CCE Theses and Dissertations

Date of Award

2019

Document Type

Dissertation

Degree Name

Doctor of Philosophy (PhD)

Department

College of Engineering and Computing

Advisor

Martha Snyder

Committee Member

Ling Wang

Committee Member

Gertrude Abramson

Abstract

The ability to effectively manage learning design projects, consult with stakeholders (such as sponsors, subject matter experts, and learners), and direct projects to completion is a vital part of an instructional designer’s role. Although the need for project management education and experience is reiterated in the literature and in cross-industry instructional designer (ID) job postings, it was unclear how these professionals acquired and used project management skills and tools in their profession because project management is not a focus in many higher education programs intended to prepare instructional designers.

The goal of this phenomenological study was to understand the lived experiences of practicing instructional designers as project managers. Results describe how instructional designers practice project management and the best practices, models, methods, tools, and technologies that they use to acquire and apply project management knowledge and skills in their learning design projects. Five themes emerged from the analysis: ID/Project Management (PM) Background, PM Role Characteristics, PM Challenges, PM Insights, and PM Recommendations. During the analysis process, 14 codes (each corresponding to a theme) were exposed. The ID/PM Background theme consisted of ID/PM-related Experience, PM Preparation, and PM Competencies. PM Role Characteristics included Primary Responsibilities, Models Used, and Tools Used. PM Challenges encompassed the PM Challenges and Avoid/Overcome PM Challenges codes. PM Insights comprised PM Preparation Feelings, PM Experience Feelings, and PM Models/Tools Feelings.
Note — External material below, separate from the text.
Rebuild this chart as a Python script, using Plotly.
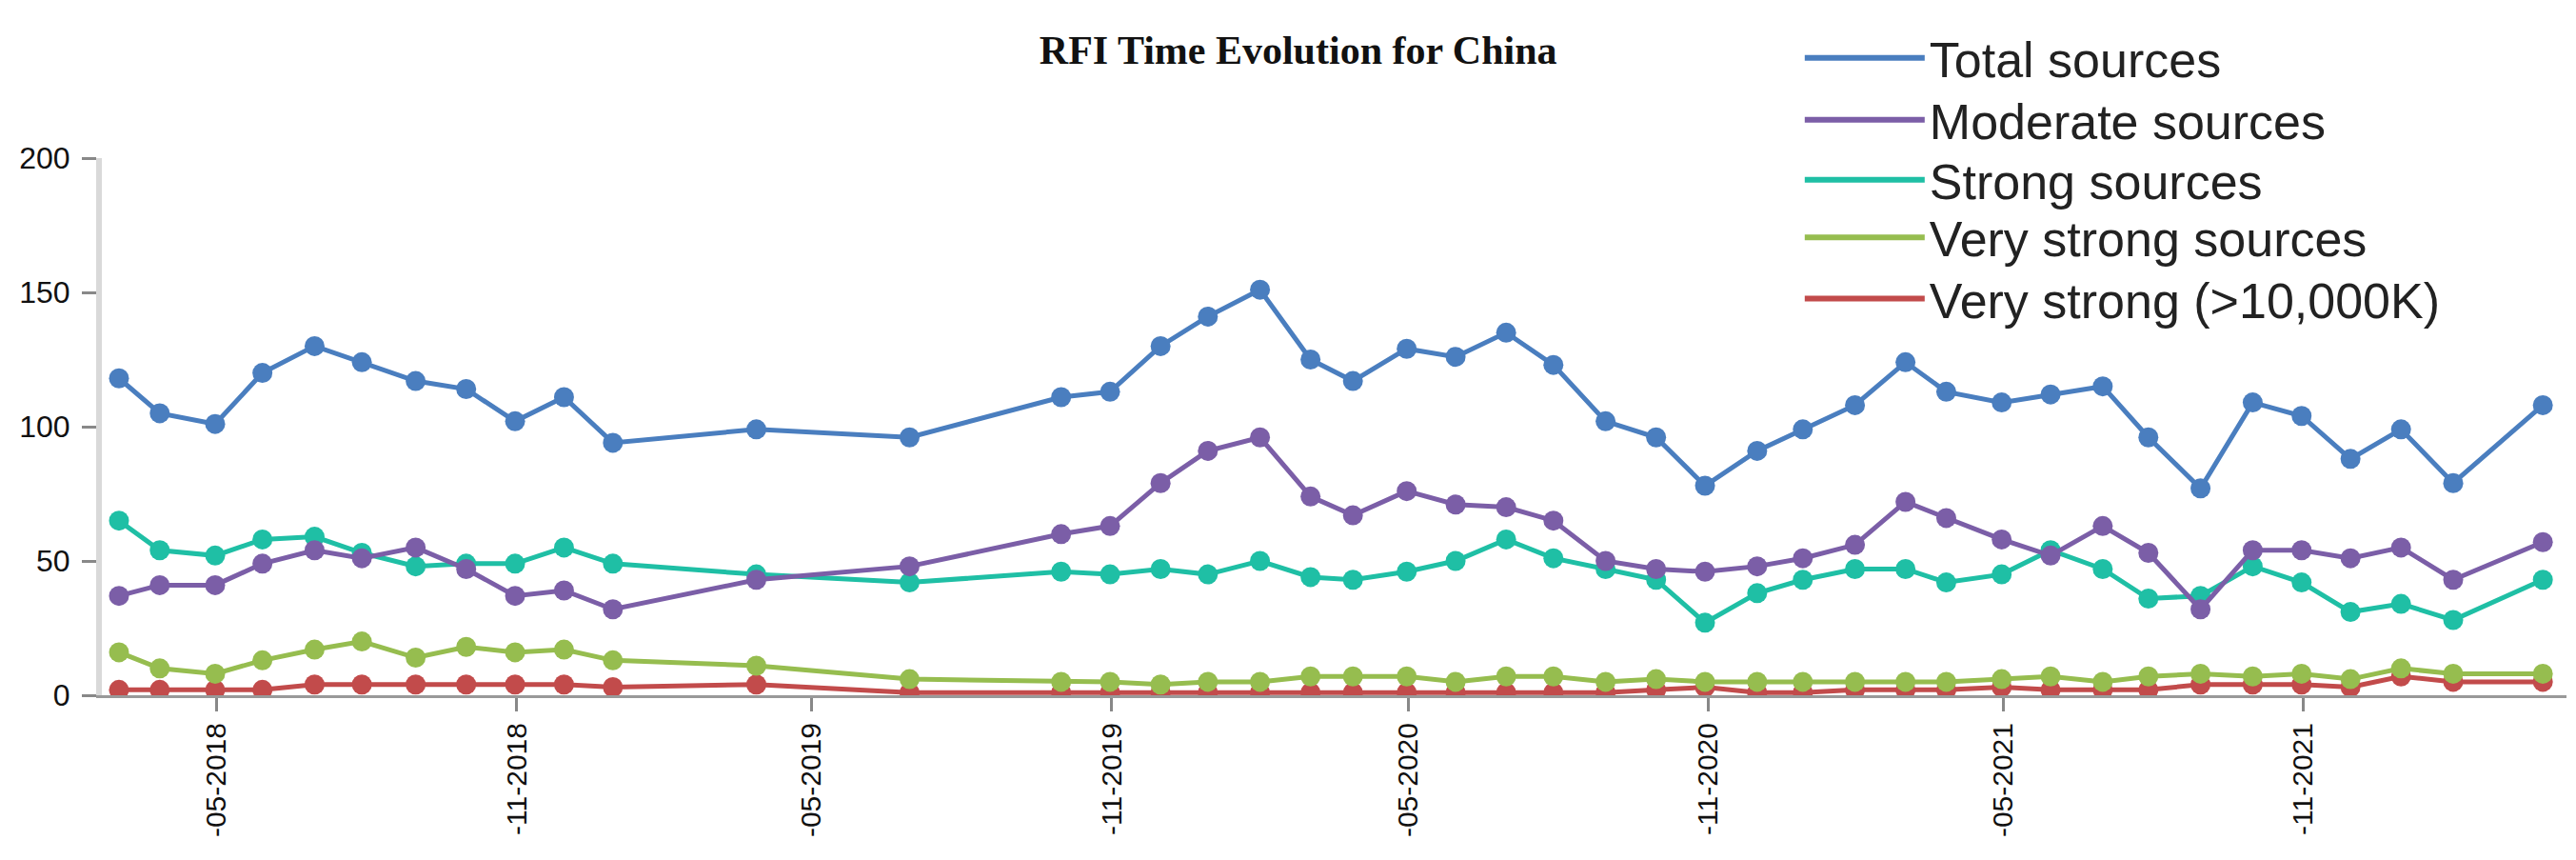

The theme, PM Recommendations, included codes for PM Preparation Recommendations, PM Model/Tool Recommendations, and PM Recommendations. An examination of themes that emerged from the instructional designers’ stories, along with an exploration of the research questions yielded important findings. The study offers recommendations for academia and industry for preparing instructional designers to manage their projects in professional practice.